### [Exercise description]
For every line in the data below that contains "code", copy the line.

### [Data supplied]
[Start]
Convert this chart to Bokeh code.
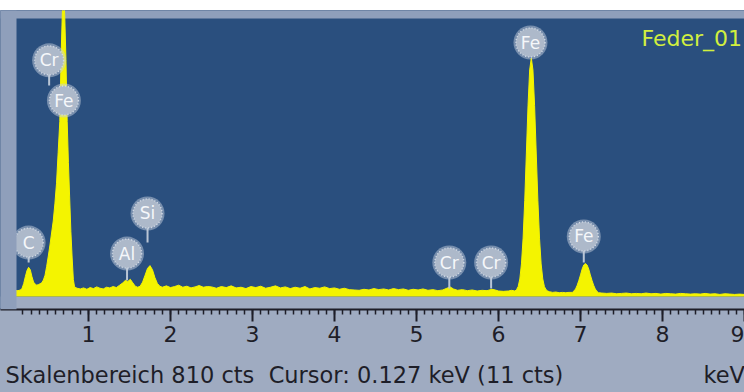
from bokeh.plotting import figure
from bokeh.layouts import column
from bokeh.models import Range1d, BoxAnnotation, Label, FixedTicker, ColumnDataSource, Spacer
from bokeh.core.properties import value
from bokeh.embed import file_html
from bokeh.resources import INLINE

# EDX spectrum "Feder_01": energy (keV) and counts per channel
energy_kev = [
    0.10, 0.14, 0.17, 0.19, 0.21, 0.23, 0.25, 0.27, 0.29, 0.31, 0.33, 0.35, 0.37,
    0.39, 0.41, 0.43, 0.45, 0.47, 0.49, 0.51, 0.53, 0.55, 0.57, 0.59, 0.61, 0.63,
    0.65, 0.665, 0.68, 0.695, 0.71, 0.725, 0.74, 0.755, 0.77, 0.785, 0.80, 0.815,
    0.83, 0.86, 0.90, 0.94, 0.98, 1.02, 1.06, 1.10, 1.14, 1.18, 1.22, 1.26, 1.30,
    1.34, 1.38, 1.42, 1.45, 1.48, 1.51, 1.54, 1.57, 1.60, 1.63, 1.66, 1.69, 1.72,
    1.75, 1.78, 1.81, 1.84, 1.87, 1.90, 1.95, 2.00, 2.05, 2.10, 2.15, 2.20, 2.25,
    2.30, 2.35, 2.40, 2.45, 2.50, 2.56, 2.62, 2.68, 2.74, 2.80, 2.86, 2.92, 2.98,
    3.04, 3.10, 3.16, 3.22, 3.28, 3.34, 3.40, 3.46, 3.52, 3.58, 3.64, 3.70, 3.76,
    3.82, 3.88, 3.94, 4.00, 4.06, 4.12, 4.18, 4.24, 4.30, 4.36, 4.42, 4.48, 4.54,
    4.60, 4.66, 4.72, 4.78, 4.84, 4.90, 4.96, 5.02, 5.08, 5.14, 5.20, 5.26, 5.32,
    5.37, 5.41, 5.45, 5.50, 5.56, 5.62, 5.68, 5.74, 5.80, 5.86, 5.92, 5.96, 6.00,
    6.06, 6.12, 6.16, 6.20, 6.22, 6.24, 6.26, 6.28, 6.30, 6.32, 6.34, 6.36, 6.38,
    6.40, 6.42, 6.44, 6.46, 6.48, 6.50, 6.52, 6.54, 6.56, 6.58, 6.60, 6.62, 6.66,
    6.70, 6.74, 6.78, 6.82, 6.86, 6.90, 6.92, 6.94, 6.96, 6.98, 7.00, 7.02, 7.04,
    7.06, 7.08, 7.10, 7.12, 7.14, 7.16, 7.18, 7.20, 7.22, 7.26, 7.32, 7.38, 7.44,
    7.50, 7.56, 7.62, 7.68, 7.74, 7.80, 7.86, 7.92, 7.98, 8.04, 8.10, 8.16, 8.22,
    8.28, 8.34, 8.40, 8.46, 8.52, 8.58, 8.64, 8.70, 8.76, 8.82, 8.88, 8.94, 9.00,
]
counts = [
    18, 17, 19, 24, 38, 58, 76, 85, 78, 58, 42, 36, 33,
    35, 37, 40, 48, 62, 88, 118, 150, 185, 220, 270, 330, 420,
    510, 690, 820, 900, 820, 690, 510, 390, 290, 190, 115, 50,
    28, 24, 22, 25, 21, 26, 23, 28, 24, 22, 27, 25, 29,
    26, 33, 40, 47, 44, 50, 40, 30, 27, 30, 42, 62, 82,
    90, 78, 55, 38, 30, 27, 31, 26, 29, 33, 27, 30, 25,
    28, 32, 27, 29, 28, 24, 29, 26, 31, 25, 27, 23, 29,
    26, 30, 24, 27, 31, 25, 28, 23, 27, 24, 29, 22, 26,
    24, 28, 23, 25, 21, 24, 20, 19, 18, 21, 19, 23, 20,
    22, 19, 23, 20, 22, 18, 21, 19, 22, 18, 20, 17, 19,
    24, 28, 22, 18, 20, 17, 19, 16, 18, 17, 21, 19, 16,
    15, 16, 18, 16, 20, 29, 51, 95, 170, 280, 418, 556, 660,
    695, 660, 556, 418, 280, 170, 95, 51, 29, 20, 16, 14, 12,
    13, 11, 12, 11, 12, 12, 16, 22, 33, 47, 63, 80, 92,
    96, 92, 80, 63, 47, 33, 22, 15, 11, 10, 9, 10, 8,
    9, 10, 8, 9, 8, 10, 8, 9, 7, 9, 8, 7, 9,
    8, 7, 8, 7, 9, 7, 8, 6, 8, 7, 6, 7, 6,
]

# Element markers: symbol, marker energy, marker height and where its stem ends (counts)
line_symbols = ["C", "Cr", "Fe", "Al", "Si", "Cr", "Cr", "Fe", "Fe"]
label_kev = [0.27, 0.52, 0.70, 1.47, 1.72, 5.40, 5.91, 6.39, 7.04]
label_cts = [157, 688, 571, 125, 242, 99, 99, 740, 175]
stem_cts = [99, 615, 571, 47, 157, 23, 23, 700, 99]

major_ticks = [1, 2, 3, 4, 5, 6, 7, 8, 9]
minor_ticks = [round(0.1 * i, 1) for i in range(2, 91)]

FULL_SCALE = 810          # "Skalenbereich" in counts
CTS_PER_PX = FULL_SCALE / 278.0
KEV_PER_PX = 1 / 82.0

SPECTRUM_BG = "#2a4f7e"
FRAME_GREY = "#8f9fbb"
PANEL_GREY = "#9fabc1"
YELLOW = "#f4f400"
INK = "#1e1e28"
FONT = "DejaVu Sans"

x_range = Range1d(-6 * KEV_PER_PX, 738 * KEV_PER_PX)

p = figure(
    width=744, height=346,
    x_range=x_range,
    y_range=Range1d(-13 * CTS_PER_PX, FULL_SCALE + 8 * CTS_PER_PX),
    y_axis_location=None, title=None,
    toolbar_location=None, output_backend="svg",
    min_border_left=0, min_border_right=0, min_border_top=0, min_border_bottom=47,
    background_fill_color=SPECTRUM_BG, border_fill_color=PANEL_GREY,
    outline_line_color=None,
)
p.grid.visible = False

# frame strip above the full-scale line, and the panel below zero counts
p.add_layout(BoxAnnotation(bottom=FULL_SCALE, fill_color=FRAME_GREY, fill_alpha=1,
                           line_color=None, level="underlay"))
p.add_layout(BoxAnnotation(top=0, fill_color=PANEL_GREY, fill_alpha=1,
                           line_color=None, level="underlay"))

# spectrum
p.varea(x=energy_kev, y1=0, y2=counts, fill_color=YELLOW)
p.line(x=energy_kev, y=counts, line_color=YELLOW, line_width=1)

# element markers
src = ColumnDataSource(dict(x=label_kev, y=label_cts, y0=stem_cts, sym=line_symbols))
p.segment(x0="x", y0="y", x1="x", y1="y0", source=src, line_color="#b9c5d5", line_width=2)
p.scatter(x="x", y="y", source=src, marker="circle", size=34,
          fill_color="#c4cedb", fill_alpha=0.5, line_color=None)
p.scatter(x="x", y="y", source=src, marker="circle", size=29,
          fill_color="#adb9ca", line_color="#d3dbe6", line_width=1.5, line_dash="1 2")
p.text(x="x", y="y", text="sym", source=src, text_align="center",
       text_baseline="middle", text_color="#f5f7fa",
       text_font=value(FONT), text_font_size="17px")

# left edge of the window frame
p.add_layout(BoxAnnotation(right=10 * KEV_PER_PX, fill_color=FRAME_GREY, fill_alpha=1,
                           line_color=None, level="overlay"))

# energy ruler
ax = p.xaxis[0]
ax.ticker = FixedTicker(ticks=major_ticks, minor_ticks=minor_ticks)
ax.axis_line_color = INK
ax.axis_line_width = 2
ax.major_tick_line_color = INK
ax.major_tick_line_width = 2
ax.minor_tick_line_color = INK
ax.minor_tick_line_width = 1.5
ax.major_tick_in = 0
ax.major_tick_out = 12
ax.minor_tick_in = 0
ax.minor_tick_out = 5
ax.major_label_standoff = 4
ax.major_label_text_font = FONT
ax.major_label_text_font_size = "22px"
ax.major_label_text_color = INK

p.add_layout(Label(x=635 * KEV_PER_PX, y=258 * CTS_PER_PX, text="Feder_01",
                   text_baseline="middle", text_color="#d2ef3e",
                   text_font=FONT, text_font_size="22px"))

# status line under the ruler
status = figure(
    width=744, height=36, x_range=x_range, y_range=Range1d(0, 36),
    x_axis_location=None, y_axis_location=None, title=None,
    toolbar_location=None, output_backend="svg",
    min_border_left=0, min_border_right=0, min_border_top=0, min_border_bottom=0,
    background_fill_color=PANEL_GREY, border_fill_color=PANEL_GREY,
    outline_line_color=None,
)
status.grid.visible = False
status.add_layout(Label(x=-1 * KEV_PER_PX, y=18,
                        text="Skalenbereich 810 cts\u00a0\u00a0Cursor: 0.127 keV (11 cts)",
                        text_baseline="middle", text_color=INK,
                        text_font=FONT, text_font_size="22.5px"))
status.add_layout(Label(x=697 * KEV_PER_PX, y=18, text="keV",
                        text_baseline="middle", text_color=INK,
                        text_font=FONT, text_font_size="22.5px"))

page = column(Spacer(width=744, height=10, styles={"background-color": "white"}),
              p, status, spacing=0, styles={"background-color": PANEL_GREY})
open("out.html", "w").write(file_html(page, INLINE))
[End]
[Start]
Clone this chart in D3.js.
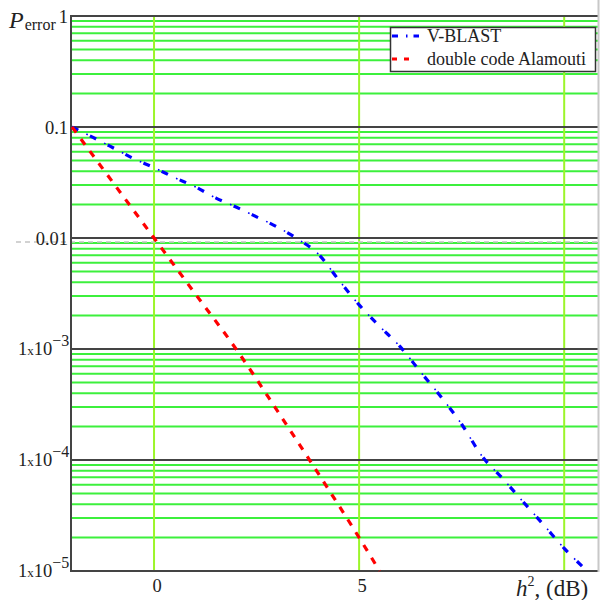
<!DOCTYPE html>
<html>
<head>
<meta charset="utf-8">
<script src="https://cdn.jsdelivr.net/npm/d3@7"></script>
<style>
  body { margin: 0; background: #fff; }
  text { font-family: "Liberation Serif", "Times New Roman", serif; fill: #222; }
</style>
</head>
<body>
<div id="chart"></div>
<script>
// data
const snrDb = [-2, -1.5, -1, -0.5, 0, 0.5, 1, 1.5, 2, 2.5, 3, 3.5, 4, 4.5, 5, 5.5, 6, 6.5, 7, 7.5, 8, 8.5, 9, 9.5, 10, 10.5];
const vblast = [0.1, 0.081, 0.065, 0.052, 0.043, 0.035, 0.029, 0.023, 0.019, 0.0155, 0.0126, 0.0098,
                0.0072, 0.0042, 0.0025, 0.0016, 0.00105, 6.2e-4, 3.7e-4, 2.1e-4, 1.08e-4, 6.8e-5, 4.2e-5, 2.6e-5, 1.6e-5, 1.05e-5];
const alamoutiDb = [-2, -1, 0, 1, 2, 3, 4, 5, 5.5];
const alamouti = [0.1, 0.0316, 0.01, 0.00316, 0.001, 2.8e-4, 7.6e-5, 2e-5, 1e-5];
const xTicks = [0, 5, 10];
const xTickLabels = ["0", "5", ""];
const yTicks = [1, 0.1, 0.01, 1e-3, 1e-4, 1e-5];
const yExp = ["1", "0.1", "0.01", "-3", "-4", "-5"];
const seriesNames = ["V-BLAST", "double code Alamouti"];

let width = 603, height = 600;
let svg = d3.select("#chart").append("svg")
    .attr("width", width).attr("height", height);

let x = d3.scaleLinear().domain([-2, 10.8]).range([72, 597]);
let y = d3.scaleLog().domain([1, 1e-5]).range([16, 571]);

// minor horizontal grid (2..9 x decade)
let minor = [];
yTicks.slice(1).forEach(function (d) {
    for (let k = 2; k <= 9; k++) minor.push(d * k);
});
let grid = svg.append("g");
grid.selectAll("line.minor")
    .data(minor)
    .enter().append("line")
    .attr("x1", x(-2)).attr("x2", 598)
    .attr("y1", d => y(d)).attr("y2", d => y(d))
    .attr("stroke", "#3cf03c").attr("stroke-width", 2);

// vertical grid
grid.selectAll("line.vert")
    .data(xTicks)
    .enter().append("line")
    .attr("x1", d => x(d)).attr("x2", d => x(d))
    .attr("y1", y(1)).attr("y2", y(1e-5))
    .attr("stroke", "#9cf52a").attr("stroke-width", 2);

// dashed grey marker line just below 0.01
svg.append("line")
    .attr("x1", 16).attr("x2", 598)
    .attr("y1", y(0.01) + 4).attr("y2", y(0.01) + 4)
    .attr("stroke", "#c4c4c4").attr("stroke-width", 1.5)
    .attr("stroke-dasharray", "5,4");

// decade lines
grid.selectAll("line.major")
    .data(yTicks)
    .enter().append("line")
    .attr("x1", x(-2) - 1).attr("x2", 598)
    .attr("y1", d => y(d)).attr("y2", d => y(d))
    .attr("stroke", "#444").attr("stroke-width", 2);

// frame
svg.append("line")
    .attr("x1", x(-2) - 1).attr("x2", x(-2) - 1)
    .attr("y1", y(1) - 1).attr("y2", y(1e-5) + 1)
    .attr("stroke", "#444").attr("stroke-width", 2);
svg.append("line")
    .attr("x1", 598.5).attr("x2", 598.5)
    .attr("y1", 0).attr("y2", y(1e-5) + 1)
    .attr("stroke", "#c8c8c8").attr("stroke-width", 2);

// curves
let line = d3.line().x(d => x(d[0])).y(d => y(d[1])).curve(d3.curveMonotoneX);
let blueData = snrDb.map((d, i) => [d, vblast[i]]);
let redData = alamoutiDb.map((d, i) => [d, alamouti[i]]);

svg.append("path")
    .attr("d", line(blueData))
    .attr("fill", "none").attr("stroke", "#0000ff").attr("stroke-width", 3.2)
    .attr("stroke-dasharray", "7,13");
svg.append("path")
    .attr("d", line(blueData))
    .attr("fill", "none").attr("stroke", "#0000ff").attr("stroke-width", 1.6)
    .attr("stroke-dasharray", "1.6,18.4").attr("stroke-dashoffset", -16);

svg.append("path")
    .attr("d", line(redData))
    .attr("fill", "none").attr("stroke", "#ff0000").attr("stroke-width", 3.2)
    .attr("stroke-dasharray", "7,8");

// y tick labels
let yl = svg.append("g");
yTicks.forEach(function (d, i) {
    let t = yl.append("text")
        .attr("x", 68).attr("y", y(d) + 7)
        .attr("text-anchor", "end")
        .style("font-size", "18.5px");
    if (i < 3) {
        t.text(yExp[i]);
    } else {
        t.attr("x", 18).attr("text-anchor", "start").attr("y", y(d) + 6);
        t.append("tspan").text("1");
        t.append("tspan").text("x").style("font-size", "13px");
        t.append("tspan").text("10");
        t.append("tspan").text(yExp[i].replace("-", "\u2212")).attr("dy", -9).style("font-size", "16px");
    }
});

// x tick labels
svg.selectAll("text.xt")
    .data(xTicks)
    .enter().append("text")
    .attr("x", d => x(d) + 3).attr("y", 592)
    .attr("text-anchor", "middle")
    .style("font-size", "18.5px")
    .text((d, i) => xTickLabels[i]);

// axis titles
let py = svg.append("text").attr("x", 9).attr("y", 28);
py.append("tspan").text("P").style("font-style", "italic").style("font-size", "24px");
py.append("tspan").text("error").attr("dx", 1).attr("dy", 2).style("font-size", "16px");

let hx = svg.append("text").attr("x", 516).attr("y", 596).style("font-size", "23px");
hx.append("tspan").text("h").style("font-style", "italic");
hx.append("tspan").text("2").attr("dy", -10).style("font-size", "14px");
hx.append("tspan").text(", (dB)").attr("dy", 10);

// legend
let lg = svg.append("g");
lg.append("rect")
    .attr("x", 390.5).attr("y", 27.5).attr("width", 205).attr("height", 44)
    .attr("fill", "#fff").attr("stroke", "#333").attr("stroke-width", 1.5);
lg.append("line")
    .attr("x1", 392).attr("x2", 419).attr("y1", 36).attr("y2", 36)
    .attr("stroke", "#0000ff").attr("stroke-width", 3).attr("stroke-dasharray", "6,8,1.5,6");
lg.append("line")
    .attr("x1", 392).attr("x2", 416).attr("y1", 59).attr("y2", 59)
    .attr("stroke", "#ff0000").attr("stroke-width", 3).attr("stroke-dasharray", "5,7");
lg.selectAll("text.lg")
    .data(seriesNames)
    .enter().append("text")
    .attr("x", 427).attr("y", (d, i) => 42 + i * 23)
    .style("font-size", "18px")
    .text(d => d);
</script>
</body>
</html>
[End]
### [Problem solution]
Convert this chart to Bokeh code.
const seriesNames = ["V-BLAST", "double code Alamouti"];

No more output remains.